**SOURCE MATERIAL**

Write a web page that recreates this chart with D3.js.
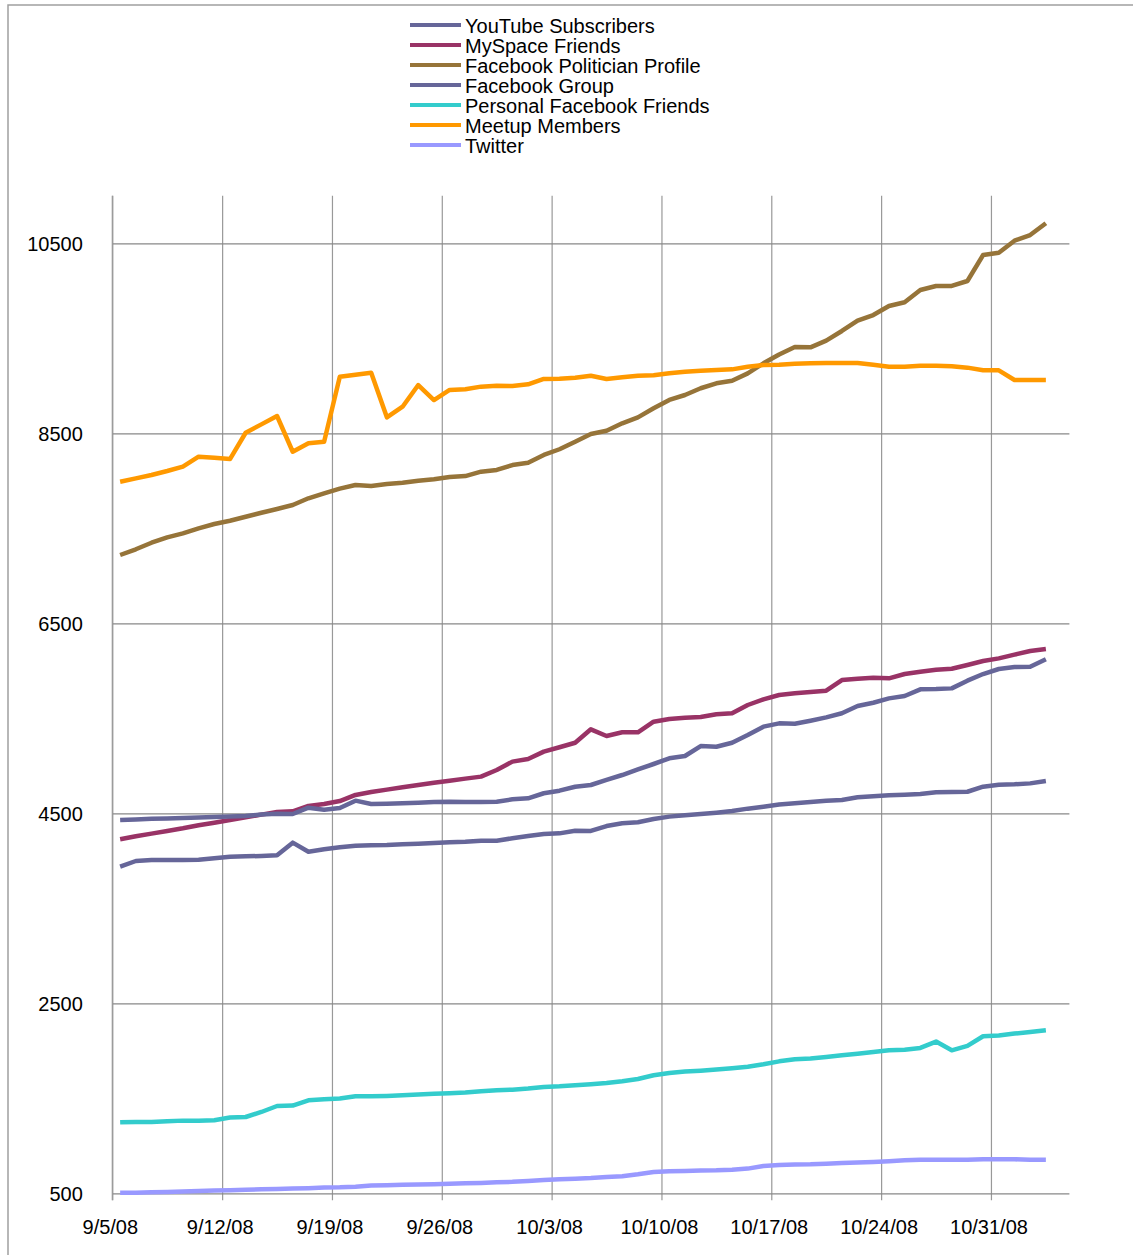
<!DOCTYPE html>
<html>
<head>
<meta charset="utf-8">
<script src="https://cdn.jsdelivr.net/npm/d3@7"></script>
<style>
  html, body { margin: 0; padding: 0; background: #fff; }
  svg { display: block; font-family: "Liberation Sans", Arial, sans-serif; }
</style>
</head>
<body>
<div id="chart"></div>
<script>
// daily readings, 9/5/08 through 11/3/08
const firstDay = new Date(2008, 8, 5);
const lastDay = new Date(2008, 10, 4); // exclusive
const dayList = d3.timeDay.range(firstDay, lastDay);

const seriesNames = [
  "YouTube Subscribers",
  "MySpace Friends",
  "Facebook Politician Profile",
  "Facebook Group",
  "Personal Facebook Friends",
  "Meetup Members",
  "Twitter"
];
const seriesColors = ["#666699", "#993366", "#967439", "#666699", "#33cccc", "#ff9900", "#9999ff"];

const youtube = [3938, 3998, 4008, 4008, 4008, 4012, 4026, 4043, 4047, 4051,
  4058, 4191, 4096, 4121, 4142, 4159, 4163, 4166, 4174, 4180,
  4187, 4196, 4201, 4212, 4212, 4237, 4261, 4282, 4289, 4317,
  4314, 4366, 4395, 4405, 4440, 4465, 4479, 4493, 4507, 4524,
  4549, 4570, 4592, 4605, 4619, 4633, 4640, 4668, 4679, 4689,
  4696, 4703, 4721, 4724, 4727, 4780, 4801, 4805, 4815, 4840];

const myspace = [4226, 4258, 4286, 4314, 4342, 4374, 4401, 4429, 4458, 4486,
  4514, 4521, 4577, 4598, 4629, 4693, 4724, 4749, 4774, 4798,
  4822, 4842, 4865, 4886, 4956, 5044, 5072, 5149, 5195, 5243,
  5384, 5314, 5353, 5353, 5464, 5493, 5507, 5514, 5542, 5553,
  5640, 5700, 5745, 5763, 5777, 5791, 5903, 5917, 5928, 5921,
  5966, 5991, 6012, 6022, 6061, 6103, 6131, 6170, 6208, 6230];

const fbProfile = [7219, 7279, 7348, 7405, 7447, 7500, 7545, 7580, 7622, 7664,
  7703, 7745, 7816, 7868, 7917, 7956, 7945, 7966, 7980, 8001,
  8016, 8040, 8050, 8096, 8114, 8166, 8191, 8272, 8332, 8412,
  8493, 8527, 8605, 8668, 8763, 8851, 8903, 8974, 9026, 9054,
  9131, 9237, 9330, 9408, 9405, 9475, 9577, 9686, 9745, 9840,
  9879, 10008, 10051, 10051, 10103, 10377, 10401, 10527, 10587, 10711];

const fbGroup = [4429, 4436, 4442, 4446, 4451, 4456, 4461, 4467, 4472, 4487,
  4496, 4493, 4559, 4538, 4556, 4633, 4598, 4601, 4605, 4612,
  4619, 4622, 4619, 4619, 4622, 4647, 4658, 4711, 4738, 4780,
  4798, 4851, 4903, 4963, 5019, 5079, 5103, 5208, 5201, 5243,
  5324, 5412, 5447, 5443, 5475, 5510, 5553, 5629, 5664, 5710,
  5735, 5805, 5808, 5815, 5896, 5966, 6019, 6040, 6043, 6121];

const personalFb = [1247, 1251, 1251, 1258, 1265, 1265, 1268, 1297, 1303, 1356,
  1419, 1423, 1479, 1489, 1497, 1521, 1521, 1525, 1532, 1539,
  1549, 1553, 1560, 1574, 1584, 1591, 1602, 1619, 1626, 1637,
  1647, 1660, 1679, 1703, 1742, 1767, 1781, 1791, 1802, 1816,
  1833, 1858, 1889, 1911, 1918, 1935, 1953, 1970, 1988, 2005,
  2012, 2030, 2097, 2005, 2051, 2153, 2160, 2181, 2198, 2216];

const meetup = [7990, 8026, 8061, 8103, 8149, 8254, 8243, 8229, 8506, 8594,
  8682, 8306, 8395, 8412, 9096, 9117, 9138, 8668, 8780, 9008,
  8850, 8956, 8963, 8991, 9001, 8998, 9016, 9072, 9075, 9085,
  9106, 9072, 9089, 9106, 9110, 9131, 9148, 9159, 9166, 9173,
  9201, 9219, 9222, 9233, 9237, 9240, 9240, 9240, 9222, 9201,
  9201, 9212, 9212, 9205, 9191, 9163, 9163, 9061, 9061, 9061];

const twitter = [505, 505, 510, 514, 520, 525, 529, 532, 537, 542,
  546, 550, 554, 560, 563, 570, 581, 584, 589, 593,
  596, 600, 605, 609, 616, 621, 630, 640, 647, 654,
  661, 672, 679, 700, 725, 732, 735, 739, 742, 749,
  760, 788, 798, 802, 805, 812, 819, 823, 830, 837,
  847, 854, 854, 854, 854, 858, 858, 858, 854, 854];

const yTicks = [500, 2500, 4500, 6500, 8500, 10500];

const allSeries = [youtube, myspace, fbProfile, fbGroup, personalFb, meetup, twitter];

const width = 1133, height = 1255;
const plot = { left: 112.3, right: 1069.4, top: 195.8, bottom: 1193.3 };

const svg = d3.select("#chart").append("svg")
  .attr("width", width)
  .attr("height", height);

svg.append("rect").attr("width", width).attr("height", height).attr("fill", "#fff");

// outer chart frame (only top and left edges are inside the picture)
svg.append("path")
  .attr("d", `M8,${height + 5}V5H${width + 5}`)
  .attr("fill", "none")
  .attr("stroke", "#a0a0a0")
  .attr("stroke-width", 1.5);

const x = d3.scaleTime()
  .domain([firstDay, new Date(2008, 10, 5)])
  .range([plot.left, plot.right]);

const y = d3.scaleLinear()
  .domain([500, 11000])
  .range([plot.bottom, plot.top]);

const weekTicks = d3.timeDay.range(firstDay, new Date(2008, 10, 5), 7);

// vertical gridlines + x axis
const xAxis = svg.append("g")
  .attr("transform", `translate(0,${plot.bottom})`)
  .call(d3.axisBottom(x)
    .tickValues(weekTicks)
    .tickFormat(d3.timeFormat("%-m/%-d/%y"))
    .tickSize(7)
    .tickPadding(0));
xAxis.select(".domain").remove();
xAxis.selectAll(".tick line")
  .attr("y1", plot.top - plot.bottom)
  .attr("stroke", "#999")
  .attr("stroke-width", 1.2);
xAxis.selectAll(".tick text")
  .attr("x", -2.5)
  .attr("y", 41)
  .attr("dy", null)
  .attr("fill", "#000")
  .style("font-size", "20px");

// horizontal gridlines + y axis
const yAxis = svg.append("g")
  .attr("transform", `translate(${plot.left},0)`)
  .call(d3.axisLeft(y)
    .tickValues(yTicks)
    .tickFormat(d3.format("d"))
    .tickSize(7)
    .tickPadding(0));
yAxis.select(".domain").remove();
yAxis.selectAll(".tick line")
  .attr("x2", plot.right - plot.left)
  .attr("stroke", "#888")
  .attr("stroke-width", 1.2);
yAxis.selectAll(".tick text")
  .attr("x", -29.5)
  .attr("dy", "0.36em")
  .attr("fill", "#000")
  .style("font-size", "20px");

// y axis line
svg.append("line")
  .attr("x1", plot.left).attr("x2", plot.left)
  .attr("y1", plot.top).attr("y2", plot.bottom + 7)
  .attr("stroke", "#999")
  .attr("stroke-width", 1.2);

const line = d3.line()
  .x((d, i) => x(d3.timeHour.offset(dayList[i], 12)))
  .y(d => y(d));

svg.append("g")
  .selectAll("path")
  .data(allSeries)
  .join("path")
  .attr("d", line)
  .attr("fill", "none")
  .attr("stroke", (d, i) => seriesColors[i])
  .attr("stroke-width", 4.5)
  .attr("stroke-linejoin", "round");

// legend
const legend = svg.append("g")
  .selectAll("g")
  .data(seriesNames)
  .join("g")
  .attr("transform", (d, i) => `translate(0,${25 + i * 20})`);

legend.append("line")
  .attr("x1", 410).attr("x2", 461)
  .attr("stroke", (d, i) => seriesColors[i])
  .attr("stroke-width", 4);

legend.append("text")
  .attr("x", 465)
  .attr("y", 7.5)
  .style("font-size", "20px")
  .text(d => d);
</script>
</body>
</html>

**EXERCISE GOAL**
Only lines with the string "chart" belong in your answer; copy each one.

**EXPECTED ANSWER**
Write a web page that recreates this chart with D3.js.
<div id="chart"></div>
const svg = d3.select("#chart").append("svg")
// outer chart frame (only top and left edges are inside the picture)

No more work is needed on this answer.